Может быть, мысль писать драму пришла в голову Толстого вследствие успеха «Власти тьмы», которая была впервые разрешена к постановке императором Николаем II, и Толстой еще раз мог убедиться в том, какое сильное впечатление производит драматическая форма творчества.

Первым поставил «Власть тьмы» московский народный театр «Скоморох». В октябре и ноябре 1895 года драма была исполнена на сценах императорских театров, Александрийского в Петербурге и Малого в Москве. В обоих случаях режиссеры, декораторы и костюмеры отнеслись крайне добросовестно к своим задачам: ездили в Ясную Поляну, зарисовывали избы, скупали бабьи наряды, делали фотографические снимки и учились правильному произношению народных слов.
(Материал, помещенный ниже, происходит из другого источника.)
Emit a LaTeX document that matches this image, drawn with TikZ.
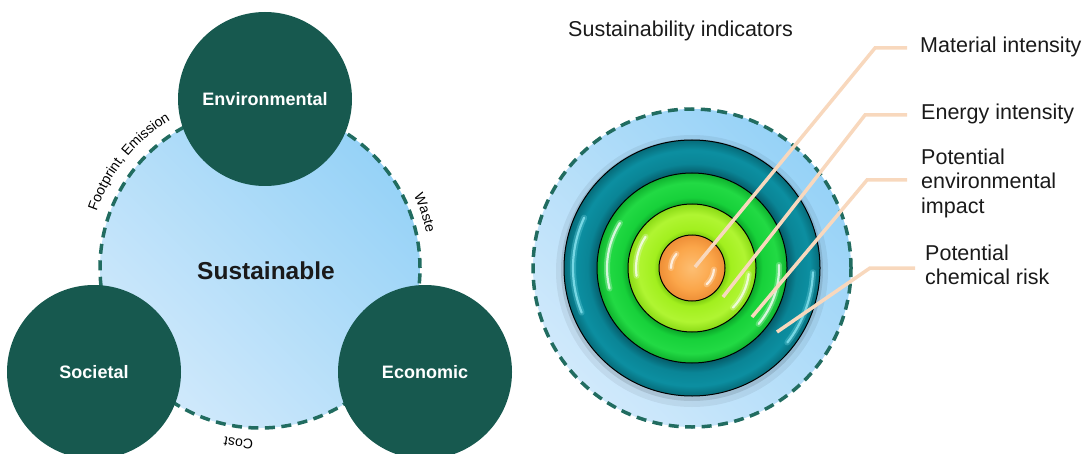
\documentclass[tikz,border=0pt]{standalone}
\usepackage{fontspec}
\setmainfont{Liberation Sans}
\usetikzlibrary{decorations.text,calc}

% palette
\definecolor{deepteal}{HTML}{17594F}
\definecolor{dashteal}{HTML}{216C60}
\definecolor{skylight}{HTML}{D0E9FB}
\definecolor{skydark}{HTML}{96D2F7}
\definecolor{leader}{HTML}{F8D8BD}
\definecolor{inktext}{HTML}{1A1A1A}
\definecolor{cyanglint}{HTML}{8FEAF6}
% ring tones
\definecolor{tealIn}{HTML}{055E6C}
\definecolor{tealMid}{HTML}{0A8596}
\definecolor{tealHi}{HTML}{0C8FA1}
\definecolor{tealOut}{HTML}{066B79}
\definecolor{grnIn}{HTML}{0CA82A}
\definecolor{grnMid}{HTML}{17D13A}
\definecolor{grnHi}{HTML}{22DA44}
\definecolor{grnOut}{HTML}{0FB22E}
\definecolor{limeIn}{HTML}{80CF12}
\definecolor{limeMid}{HTML}{A2EF1E}
\definecolor{limeHi}{HTML}{B0F532}
\definecolor{limeOut}{HTML}{8ADA15}
\definecolor{orgIn}{HTML}{FDBE72}
\definecolor{orgMid}{HTML}{FBA64A}
\definecolor{orgOut}{HTML}{EE8E36}

% band shadings: 25bp is the outer rim of each disc
\pgfdeclareradialshading{tealband}{\pgfpoint{0bp}{0bp}}{color(0bp)=(tealIn); color(18.6bp)=(tealIn); color(20.4bp)=(tealMid); color(23bp)=(tealHi); color(25bp)=(tealOut); color(50bp)=(tealOut)}
\pgfdeclareradialshading{greenband}{\pgfpoint{0bp}{0bp}}{color(0bp)=(grnIn); color(16.9bp)=(grnIn); color(18.6bp)=(grnMid); color(22.5bp)=(grnHi); color(25bp)=(grnOut); color(50bp)=(grnOut)}
\pgfdeclareradialshading{limeband}{\pgfpoint{0bp}{0bp}}{color(0bp)=(limeIn); color(13bp)=(limeIn); color(15bp)=(limeMid); color(21bp)=(limeHi); color(25bp)=(limeOut); color(50bp)=(limeOut)}
\pgfdeclareradialshading{orangecore}{\pgfpoint{0bp}{0bp}}{color(0bp)=(orgIn); color(16bp)=(orgMid); color(25bp)=(orgOut); color(50bp)=(orgOut)}

\newcommand{\arclabelfont}{\fontsize{14}{14}\selectfont}

\tikzset{
  pillar/.style={circle, inner sep=0pt, minimum size=174pt, fill=deepteal, text=white,
    font=\bfseries\fontsize{18}{18}\selectfont},
  dashrim/.style={circle, inner sep=0pt, draw=dashteal, line width=3.5pt,
    dash pattern=on 10pt off 6.5pt, top color=skydark, bottom color=skylight, shading angle=-45},
  ringline/.style={draw=black, line width=1pt},
  glosswide/.style={line width=6pt, line cap=round, opacity=0.25},
  glosscore/.style={line width=2.2pt, line cap=round, opacity=0.75},
  leaderline/.style={draw=leader, line width=3.5pt},
  indlabel/.style={anchor=west, inner sep=0pt, align=left, text=inktext,
    font=\fontsize{21.5}{24.5}\selectfont},
}

% a soft highlight streak: centre, radius, start angle, end angle, colour
\newcommand{\glint}[5]{%
  \draw[glosswide, #5] ($(#1)+(#3:#2)$) arc[start angle=#3, end angle=#4, radius=#2];
  \draw[glosscore, #5] ($(#1)+(#3:#2)$) arc[start angle=#3, end angle=#4, radius=#2];
}

\begin{document}
\begin{tikzpicture}[x=1pt,y=1pt]
\useasboundingbox (0,0) rectangle (1091,453);

% ---------- three pillars of sustainability ----------
\node[dashrim, minimum size=320pt] (sust) at (260,185) {};
\node[font=\bfseries\fontsize{24.5}{24.5}\selectfont, text=inktext] (sustlabel) at (266,182) {Sustainable};

\node[pillar] (env) at (265,354) {Environmental};
\node[pillar] (soc) at (94,81) {Societal};
\node[pillar] (eco) at (425,81) {Economic};

% labels that follow the rim
\path[decorate, decoration={text along path, text align=center,
  text={|\arclabelfont|Footprint{,} Emission}}]
  ($(sust.center)+(168:173pt)$) arc[start angle=168, end angle=114, radius=173pt];
\path[decorate, decoration={text along path, text align=center,
  text={|\arclabelfont|Waste}}]
  ($(sust.center)+(40:170pt)$) arc[start angle=40, end angle=-3, radius=170pt];
\path[decorate, decoration={text along path, text align=center,
  text={|\arclabelfont|Cost}}]
  ($(sust.center)+(285:172pt)$) arc[start angle=285, end angle=241, radius=172pt];

% ---------- indicator target ----------
\node[dashrim, minimum size=318pt] (target) at (692,185) {};
\coordinate (c) at (target.center);

% soft shadow under the rings
\fill[black, opacity=0.06] ($(c)+(0,-3)$) circle[radius=136pt];
\fill[black, opacity=0.10] ($(c)+(0,-2)$) circle[radius=131pt];

\shade[shading=tealband] (c) circle[radius=128pt];
\draw[ringline] (c) circle[radius=128pt];
\shade[shading=greenband] (c) circle[radius=95pt];
\draw[ringline] (c) circle[radius=95pt];
\shade[shading=limeband] (c) circle[radius=64pt];
\draw[ringline] (c) circle[radius=64pt];
\shade[shading=orangecore] (c) circle[radius=33pt];
\draw[ringline] (c) circle[radius=33pt];

% glossy streaks on each band
\glint{c}{119pt}{155}{202}{cyanglint}
\glint{c}{121pt}{-2}{-38}{cyanglint}
\glint{c}{85pt}{148}{194}{white}
\glint{c}{87pt}{2}{-40}{white}
\glint{c}{56pt}{146}{188}{white}
\glint{c}{57pt}{-6}{-44}{white}
\glint{c}{21pt}{138}{180}{white}
\glint{c}{22pt}{-4}{-48}{white}

% heading and indicator labels
\node[indlabel] (heading) at (568,422) {Sustainability indicators};
\node[indlabel] (matlabel) at (920,406) {Material intensity};
\node[indlabel] (enelabel) at (921,339) {Energy intensity};
\node[indlabel] (envlabel) at (921,270) {Potential\\environmental\\impact};
\node[indlabel] (chemlabel) at (925,188) {Potential\\chemical risk};

% leader lines
\coordinate (m0) at (695,186);  \coordinate (m1) at (875,405); \coordinate (m2) at (907,405);
\coordinate (e0) at (723,156);  \coordinate (e1) at (865,338); \coordinate (e2) at (907,338);
\coordinate (p0) at (752,136);  \coordinate (p1) at (867,273); \coordinate (p2) at (907,273);
\coordinate (k0) at (777,121);  \coordinate (k1) at (870,185); \coordinate (k2) at (915,185);
\draw[leaderline] (m0) -- (m1) -- (m2);
\draw[leaderline] (e0) -- (e1) -- (e2);
\draw[leaderline] (p0) -- (p1) -- (p2);
\draw[leaderline] (k0) -- (k1) -- (k2);
\end{tikzpicture}
\end{document}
Во всех театрах «Власть тьмы» прошла с громадным успехом. 29 ноября, после спектакля в Малом театре, толпа студентов собралась во дворе Хамовниче–ского дома — и когда Толстой, которого не было, пришел домой, студенты вошли за ним в переднюю. Один из студентов вскочил на стул и в горячей речи благодарил Толстого за «Власть тьмы». Они устроили Толстому бурную овацию, целовали его руки, выражая ему свой восторг. Если бы Толстой мог, он убежал бы — все эти выражения восторга, овации, были ему невыносимы. Он взволновался так, что в первые минуты не мог произнести ни слова.

В то время среди студенчества шло непрекращающееся брожение против правительства, демонстрации, сходки. В Толстом они видели не только знаменитого писателя, но и революционера. Может быть, это была одна из причин, почему Толстому были тяжелы эти выражения восторга, эти овации. Революционная молодежь видела в Толстом союзника, как борца против ненавистного им царского правительства, угнетавшего рабочий народ. Путь мирный, через веру в Бога, постепенное совершенствование человечества, путь неподчинения насилию, которым шли духоборы — люди умышленно игнорировали, и не желали видеть, какая пропасть отделяла Толстого от революционеров.